◆ What you will do ◆
Using the records below, count the lines with "that" in them. Give the number only.

◆ Data provided ◆
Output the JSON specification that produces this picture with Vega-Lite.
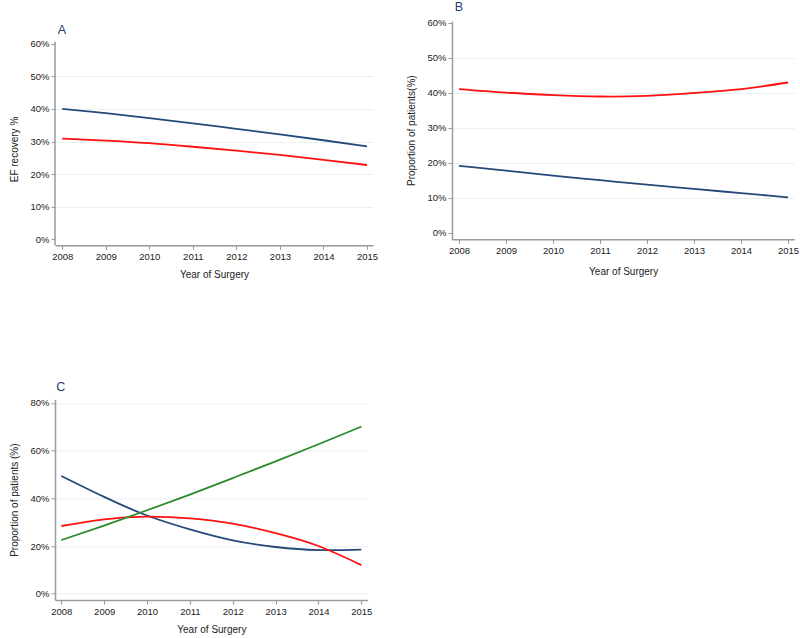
{
  "$schema": "https://vega.github.io/schema/vega-lite/v6.json",
  "background": "white",
  "padding": {"left": 9, "top": 1, "right": 0, "bottom": 0},
  "config": {
    "view": {"stroke": null},
    "font": "Liberation Sans",
    "axis": {
      "labelFont": "Liberation Sans",
      "labelFontSize": 9.5,
      "labelColor": "#222222",
      "labelOverlap": false,
      "tickCount": 20,
      "titleFont": "Liberation Sans",
      "titleFontSize": 10,
      "titleFontWeight": "normal",
      "titleColor": "#222222",
      "domainColor": "#9a9a9a",
      "domainWidth": 1.5,
      "tickColor": "#9a9a9a",
      "tickSize": 4,
      "tickWidth": 1,
      "labelPadding": 2,
      "gridColor": "#e8f1f2",
      "gridWidth": 1
    }
  },
  "datasets": {
    "A": [
      {"series": "line1", "year": 2008, "value": 0.400},
      {"series": "line1", "year": 2009, "value": 0.387},
      {"series": "line1", "year": 2010, "value": 0.372},
      {"series": "line1", "year": 2011, "value": 0.356},
      {"series": "line1", "year": 2012, "value": 0.339},
      {"series": "line1", "year": 2013, "value": 0.322},
      {"series": "line1", "year": 2014, "value": 0.304},
      {"series": "line1", "year": 2015, "value": 0.285},
      {"series": "line2", "year": 2008, "value": 0.309},
      {"series": "line2", "year": 2009, "value": 0.303},
      {"series": "line2", "year": 2010, "value": 0.295},
      {"series": "line2", "year": 2011, "value": 0.284},
      {"series": "line2", "year": 2012, "value": 0.272},
      {"series": "line2", "year": 2013, "value": 0.259},
      {"series": "line2", "year": 2014, "value": 0.244},
      {"series": "line2", "year": 2015, "value": 0.228}
    ],
    "B": [
      {"series": "line1", "year": 2008, "value": 0.192},
      {"series": "line1", "year": 2009, "value": 0.178},
      {"series": "line1", "year": 2010, "value": 0.164},
      {"series": "line1", "year": 2011, "value": 0.151},
      {"series": "line1", "year": 2012, "value": 0.138},
      {"series": "line1", "year": 2013, "value": 0.126},
      {"series": "line1", "year": 2014, "value": 0.114},
      {"series": "line1", "year": 2015, "value": 0.102},
      {"series": "line2", "year": 2008, "value": 0.411},
      {"series": "line2", "year": 2009, "value": 0.401},
      {"series": "line2", "year": 2010, "value": 0.394},
      {"series": "line2", "year": 2011, "value": 0.390},
      {"series": "line2", "year": 2012, "value": 0.392},
      {"series": "line2", "year": 2013, "value": 0.400},
      {"series": "line2", "year": 2014, "value": 0.411},
      {"series": "line2", "year": 2015, "value": 0.430}
    ],
    "C": [
      {"series": "line1", "year": 2008, "value": 0.494},
      {"series": "line1", "year": 2009, "value": 0.406},
      {"series": "line1", "year": 2010, "value": 0.328},
      {"series": "line1", "year": 2011, "value": 0.270},
      {"series": "line1", "year": 2012, "value": 0.224},
      {"series": "line1", "year": 2013, "value": 0.196},
      {"series": "line1", "year": 2014, "value": 0.183},
      {"series": "line1", "year": 2015, "value": 0.185},
      {"series": "line2", "year": 2008, "value": 0.284},
      {"series": "line2", "year": 2009, "value": 0.312},
      {"series": "line2", "year": 2010, "value": 0.323},
      {"series": "line2", "year": 2011, "value": 0.316},
      {"series": "line2", "year": 2012, "value": 0.294},
      {"series": "line2", "year": 2013, "value": 0.254},
      {"series": "line2", "year": 2014, "value": 0.200},
      {"series": "line2", "year": 2015, "value": 0.120},
      {"series": "line3", "year": 2008, "value": 0.225},
      {"series": "line3", "year": 2009, "value": 0.286},
      {"series": "line3", "year": 2010, "value": 0.350},
      {"series": "line3", "year": 2011, "value": 0.416},
      {"series": "line3", "year": 2012, "value": 0.485},
      {"series": "line3", "year": 2013, "value": 0.555},
      {"series": "line3", "year": 2014, "value": 0.627},
      {"series": "line3", "year": 2015, "value": 0.701}
    ]
  },
  "columns": 2,
  "spacing": {"row": 153.3, "column": 79},
  "bounds": "flush",
  "concat": [
    {
      "width": 318,
      "height": 224.3,
      "layer": [
        {
          "data": {"name": "A"},
          "mark": {"type": "line", "strokeWidth": 1.8, "interpolate": "natural"},
          "encoding": {
            "x": {"field": "year", "type": "quantitative", "scale": {"domain": [2007.834, 2015.138], "nice": false, "zero": false},
              "axis": {"title": "Year of Surgery", "values": [2008, 2009, 2010, 2011, 2012, 2013, 2014, 2015], "format": "d", "grid": false, "titlePadding": 9}},
            "y": {"field": "value", "type": "quantitative", "scale": {"domain": [-0.0184, 0.670], "nice": false, "zero": false},
              "axis": {"title": "EF recovery %", "values": [0, 0.1, 0.2, 0.3, 0.4, 0.5, 0.6], "format": ".0%", "domain": false, "titlePadding": 10, "titleY": 128,
                "gridOpacity": {"condition": {"test": "datum.value < 0.05 || datum.value > 0.55", "value": 0}, "value": 1}}},
            "color": {"field": "series", "type": "nominal", "legend": null,
              "scale": {"domain": ["line1", "line2", "line3"], "range": ["#24497a", "#ff1010", "#2b8a2b"]}}
          }
        },
        {
          "data": {"values": [{"axis": "y"}]},
          "mark": {"type": "rule", "color": "#9a9a9a", "strokeWidth": 1.5},
          "encoding": {
            "x": {"datum": 2007.834, "type": "quantitative"},
            "y": {"datum": -0.0184, "type": "quantitative"},
            "y2": {"datum": 0.606}
          }
        },
        {
          "data": {"values": [{"label": "A"}]},
          "mark": {"type": "text", "align": "left", "baseline": "alphabetic", "fontSize": 12.5, "color": "#1f3a6e", "font": "Liberation Sans"},
          "encoding": {
            "x": {"datum": 2007.9, "type": "quantitative"},
            "y": {"datum": 0.631, "type": "quantitative"},
            "text": {"field": "label"}
          }
        }
      ]
    },
    {
      "width": 342.3,
      "height": 218.3,
      "layer": [
        {
          "data": {"name": "B"},
          "mark": {"type": "line", "strokeWidth": 1.8, "interpolate": "natural"},
          "encoding": {
            "x": {"field": "year", "type": "quantitative", "scale": {"domain": [2007.851, 2015.134], "nice": false, "zero": false},
              "axis": {"title": "Year of Surgery", "values": [2008, 2009, 2010, 2011, 2012, 2013, 2014, 2015], "format": "d", "grid": false, "titlePadding": 12}},
            "y": {"field": "value", "type": "quantitative", "scale": {"domain": [-0.018, 0.6057], "nice": false, "zero": false},
              "axis": {"title": "Proportion of patients(%)", "values": [0, 0.1, 0.2, 0.3, 0.4, 0.5, 0.6], "format": ".0%", "titlePadding": 10,
                "gridOpacity": {"condition": {"test": "datum.value < 0.05 || datum.value > 0.55", "value": 0}, "value": 1}}},
            "color": {"field": "series", "type": "nominal", "legend": null,
              "scale": {"domain": ["line1", "line2", "line3"], "range": ["#24497a", "#ff1010", "#2b8a2b"]}}
          }
        },
        {
          "data": {"values": [{"label": "B"}]},
          "mark": {"type": "text", "align": "left", "baseline": "alphabetic", "fontSize": 12.5, "color": "#1f3a6e", "font": "Liberation Sans"},
          "encoding": {
            "x": {"datum": 2007.908, "type": "quantitative"},
            "y": {"datum": 0.634, "type": "quantitative"},
            "text": {"field": "label"}
          }
        }
      ]
    },
    {
      "width": 312.7,
      "height": 200.7,
      "layer": [
        {
          "data": {"name": "C"},
          "mark": {"type": "line", "strokeWidth": 1.8, "interpolate": "natural"},
          "encoding": {
            "x": {"field": "year", "type": "quantitative", "scale": {"domain": [2007.853, 2015.149], "nice": false, "zero": false},
              "axis": {"title": "Year of Surgery", "values": [2008, 2009, 2010, 2011, 2012, 2013, 2014, 2015], "format": "d", "grid": false, "titlePadding": 9}},
            "y": {"field": "value", "type": "quantitative", "scale": {"domain": [-0.0264, 0.8155], "nice": false, "zero": false},
              "axis": {"title": "Proportion of patients (%)", "values": [0, 0.2, 0.4, 0.6, 0.8], "format": ".0%", "titlePadding": 10}},
            "color": {"field": "series", "type": "nominal", "legend": null,
              "scale": {"domain": ["line1", "line2", "line3"], "range": ["#24497a", "#ff1010", "#2b8a2b"]}}
          }
        },
        {
          "data": {"values": [{"label": "C"}]},
          "mark": {"type": "text", "align": "left", "baseline": "alphabetic", "fontSize": 12.5, "color": "#1f3a6e", "font": "Liberation Sans"},
          "encoding": {
            "x": {"datum": 2007.88, "type": "quantitative"},
            "y": {"datum": 0.85, "type": "quantitative"},
            "text": {"field": "label"}
          }
        }
      ]
    }
  ]
}
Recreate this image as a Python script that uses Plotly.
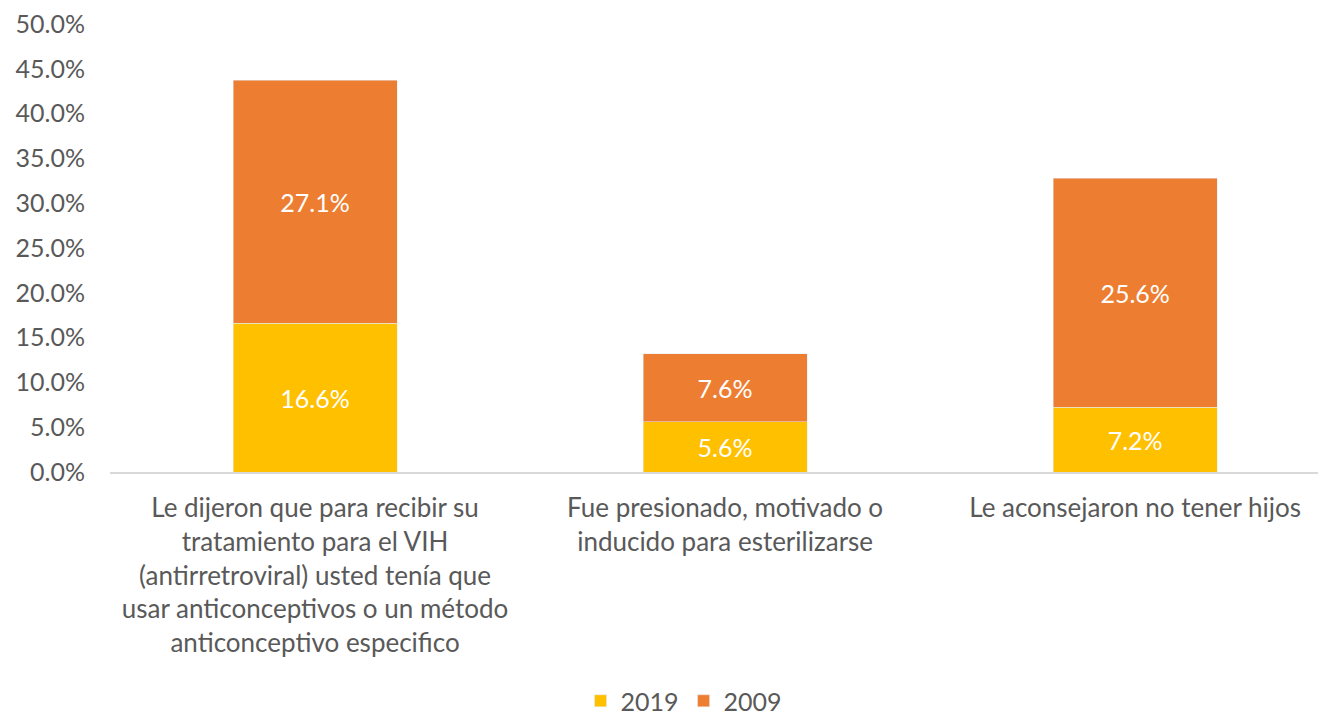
import plotly.graph_objects as go

categories = [
    "Le dijeron que para recibir su<br>tratamiento para el VIH<br>(antirretroviral) usted tenía que<br>usar anticonceptivos o un método<br>anticonceptivo especifico",
    "Fue presionado, motivado o<br>inducido para esterilizarse",
    "Le aconsejaron no tener hijos",
]
values_2019 = [0.166, 0.056, 0.072]
values_2009 = [0.271, 0.076, 0.256]
tick_vals = [0, 0.05, 0.10, 0.15, 0.20, 0.25, 0.30, 0.35, 0.40, 0.45, 0.50]
tick_text = ["0.0%", "5.0%", "10.0%", "15.0%", "20.0%", "25.0%", "30.0%", "35.0%", "40.0%", "45.0%", "50.0%"]

FONT = "Lato, Open Sans, sans-serif"
GREY = "#595959"

fig = go.Figure()
fig.add_trace(go.Bar(
    name="2019", x=categories, y=values_2019, marker_color="#FFC000",
    text=[f"{v*100:.1f}%" for v in values_2019], textposition="inside",
    insidetextanchor="middle", textfont=dict(color="white", size=25, family=FONT),
))
fig.add_trace(go.Bar(
    name="2009", x=categories, y=values_2009, marker_color="#ED7D31",
    text=[f"{v*100:.1f}%" for v in values_2009], textposition="inside",
    insidetextanchor="middle", textfont=dict(color="white", size=25, family=FONT),
))

fig.update_layout(
    barmode="stack",
    bargap=0.6,
    width=1326, height=713,
    margin=dict(l=102, r=0, t=16, b=249),
    plot_bgcolor="white", paper_bgcolor="white",
    font=dict(family=FONT, color=GREY, size=22),
    legend=dict(orientation="h", x=0.469, xanchor="center", yref="container", y=0.028, yanchor="middle",
                font=dict(size=25, color=GREY, family=FONT), traceorder="normal"),
    xaxis=dict(showline=True, linecolor="#D9D9D9", linewidth=1.5, ticks="",
               range=[-0.5, 2.485], automargin=False, ticklabelstandoff=12,
               tickfont=dict(size=26, color=GREY, family=FONT)),
    yaxis=dict(range=[0, 0.5], tickvals=tick_vals, ticktext=tick_text, showgrid=False,
               zeroline=False, showline=False, ticks="", automargin=False, ticklabelstandoff=24,
               ticklabeloverflow="allow",
               tickfont=dict(size=25, color=GREY, family=FONT)),
)

fig.write_html("out.html")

◆ Output below ◆
2